That on December 31, 2002, and for sometime prior or subsequent thereto, in the Municipality of Baleno, Masbate, Philippines, and within the jurisdiction of this Honorable Court, the above-named accused, LEO H. MANLAPAS, a high ranking public officer, being then the Mayor of Baleno, Masbate, while in the performance of his official administrative functions and acting in relation thereto, with grave abuse of authority, did then and there willfully, unlawfully and criminally fails and refuses without sufficient justification, to order and cause within a reasonable period of time, the payment of the terminal leave pay benefits in the amount of ONE HUNDRED SIXTY TWO THOUSAND TWO HUNDRED NINETY ONE PESOS AND FORTY SIX CENTAVOS (
P162,291.46) of BELEN A. SALVACION, a retired municipal employee, after several follow-ups and due demand, the last of which was in September 2003 and requests and thereby discriminating against said BELEN A. SALVACION, to the prejudice of the latter.
The Information was docketed as Criminal Case No. 28111 before the Sandiganbayan, Fifth Division. A Hold Departure Order was issued by the Sandiganbayan, Fifth Division, directing the Bureau of Immigration to hold the departure of respondent Manlapas and include him in the Bureau's Hold Departure List.17 Likewise, an Order of Arrest was issued by the same division commanding the arrest of respondent Manlapas.18
Respondent Manlapas subsequently filed the sufficient bail bond19 for his provisional liberty which was duly approved by the Executive Judge of the Regional Trial Court (RTC), City of Masbate, on 1 June 2005.20
The arraignment of the accused, respondent Manlapas, was set on 29 July 2005. Before said date, however, respondent Manlapas filed an Omnibus Motion [(1) For Determination and/or Review of Finding of Probable Cause and/or Reinvestigation; and (2) To Defer/Suspend Arraignment] on the ground that "new and material evidence has been discovered which the accused could not, with reasonable diligence, have discovered and produced during the preliminary investigation and which, if produced and submitted during the preliminary investigation, would have certainly established the lack of probable cause and, therefore, would have changed the conclusions and findings of the investigating prosecutors."21 He claimed that he was recently informed that as early as 1 September 2003, petitioner Salvacion had already withdrawn her terminal leave application and its supporting documents.
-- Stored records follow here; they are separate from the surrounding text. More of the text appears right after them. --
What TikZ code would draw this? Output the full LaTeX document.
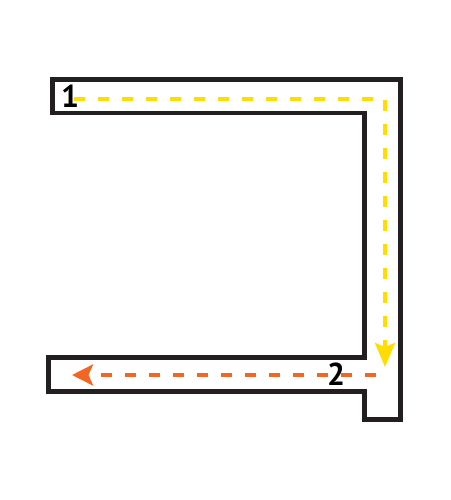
\documentclass[tikz,border=0pt]{standalone}
\usepackage{fontspec}
\setmainfont{PT Sans}
\usetikzlibrary{arrows.meta}
\definecolor{wallgray}{HTML}{231F20}
\definecolor{pathyellow}{HTML}{FFDD00}
\definecolor{pathorange}{HTML}{F26522}
\begin{document}
\begin{tikzpicture}
    [
    x=0.02cm,y=-0.02cm,
    wall/.style={draw=wallgray,line width=0.1cm,line join=miter},
    route/.style={line width=0.075cm,dash pattern=on 0.23cm off 0.25cm},
    num/.style={font=\fontsize{18}{18}\selectfont\bfseries,text=black,inner sep=0pt},
    ]
    \useasboundingbox (0,0) rectangle (450,500);
    % outline of the channel
    \draw[wall] (52,80) -- (400,80) -- (400,419) -- (364,419) -- (364,391)
        -- (48,391) -- (48,357) -- (364,357) -- (364,113) -- (52,113) -- cycle;
    % route points
    \coordinate (start) at (74,99);
    \coordinate (turn) at (385,99);
    \coordinate (stop) at (385,367);
    \coordinate (back) at (376,375);
    \coordinate (exit) at (72,375);
    \draw[route,pathyellow,-{Stealth[length=0.48cm,width=0.4cm,inset=0.08cm]}]
        (start) -- (turn) -- (stop);
    \draw[route,pathorange,-{Stealth[length=0.42cm,width=0.42cm,inset=0.09cm]}]
        (back) -- (exit);
    % labels
    \node[num] (one) at (70,96) {1};
    \node[num] (two) at (336,374) {2};
\end{tikzpicture}
\end{document}
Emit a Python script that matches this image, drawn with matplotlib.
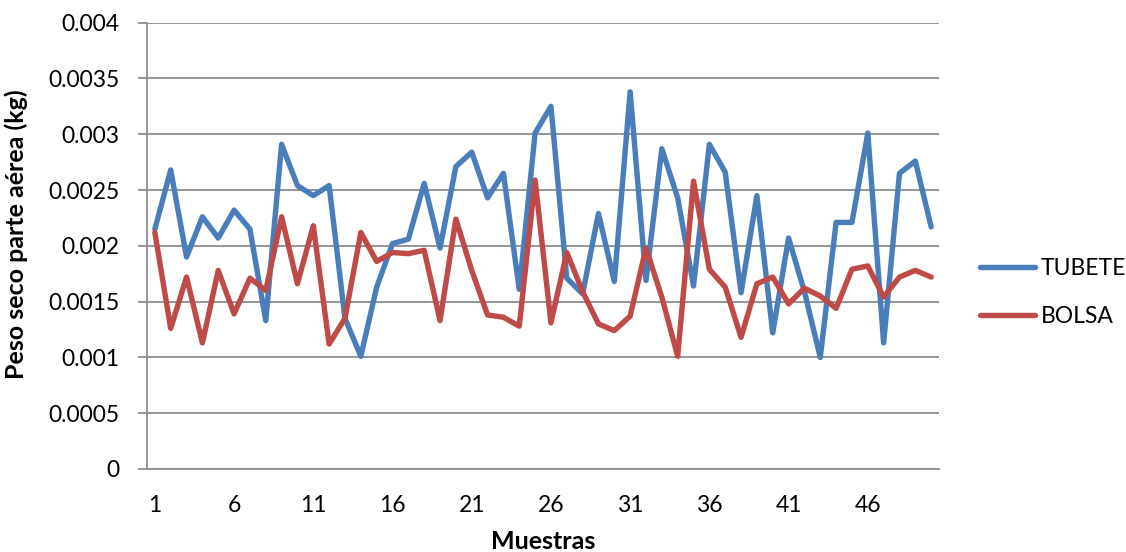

In view of said development, petitioner Salvacion's terminal leave pay was not included in the budget appropriation for Calendar Year 2003-2004. He explained that "[h]aving withdrawn her application for terminal leave benefits as early as 01 September 2003, or MORE THAN five (5) months BEFORE the filing of the complaint-affidavit, complainant had no right to demand for the approval of her terminal leave application from herein accused. In other words, complainant had no cause of action against herein accused at the time of the filing of her complaint for the simple reason that it would have been PHYSICALLY IMPOSSIBLE for herein accused to approve or even act upon a NON-EXISTENT application for terminal leave benefits."22 He then concluded that "[t]hus, complainant Belen A. Salvacion could not have suffered damage or injury by reason of the non-payment of her terminal leave benefits; and herein accused could not have committed a crime for not approving the payment of said benefits in the absence of any application therefor."23
Petitioner Salvacion opposed the omnibus motion, denying the imputation that she withdrew her Terminal Leave Application. She declared that it was only on 27 January 2004 that she took home her disbursement voucher, after she went to see respondent Manlapas at his office to again plead for the release of her Terminal Leave Pay, and after being told by the Municipal Mayor then that "since [petitioner Salvacion's] family could not support [respondent Manlapas] in the forthcoming May, 2004 election, [petitioner Salvacion's] request (for payment) could not be granted."24 Further, petitioner Salvacion claimed that the "accused Leo H. Manlapas further told private complainant that she should just keep her documents and wait for a new mayor to be elected because her Terminal Leave will definitely not be (sic) paid by him."25 Hence, she had no choice but to bring home her voucher "for fear that it might get lost in the Office of the Mayor."26
The Sandiganbayan subsequently promulgated a Resolution on 11 November 2005 denying for lack of merit respondent Manlapas' Omnibus Motion. The graft court found correct the position of the prosecution that respondent Manlapas was basically asking the Sandiganbayan "to assess the evidence presented by the parties, and on the basis thereof, make a conclusion as to whether or not there is probable cause to indict the accused for the offense charged x x x. However, as pointed out by the Supreme Court x x x this is not a function which the Court must be called upon to perform as this function pertains exclusively to the public prosecutor. Moreover, the prosecutor's finding of probable cause is entitled to highest respect."27 The fallo of said Resolution provides:
WHEREFORE, premises considered, the instant 'Omnibus Motion 1) For Determination and/or Review of Finding of Probable Cause and/or Reinvestigation; and 2) to Defer/Suspend Arraignment' is hereby denied for lack of merit. Arraignment of the accused will proceed as previously scheduled on November 11, 2005.28
Respondent Manlapas moved for the reconsideration of the foregoing Resolution maintaining that "[s]ince the [petitioner Salvacion] had no right to apply for terminal leave benefits, the accused was under no obligation to process or approve her application."29
On 23 February 2006, the Sandiganbayan reversed itself, thereby dismissing the case against respondent Manlapas. The graft court ruled that:
WHEREFORE, finding no probable cause to sustain the present indictment, the present Motion for Reconsideration filed by the accused LEO H. MANLAPAS is hereby granted. The Resolution of this Court promulgated on November 11, 2005 is hereby set aside and the instant case against him is hereby ordered dismissed.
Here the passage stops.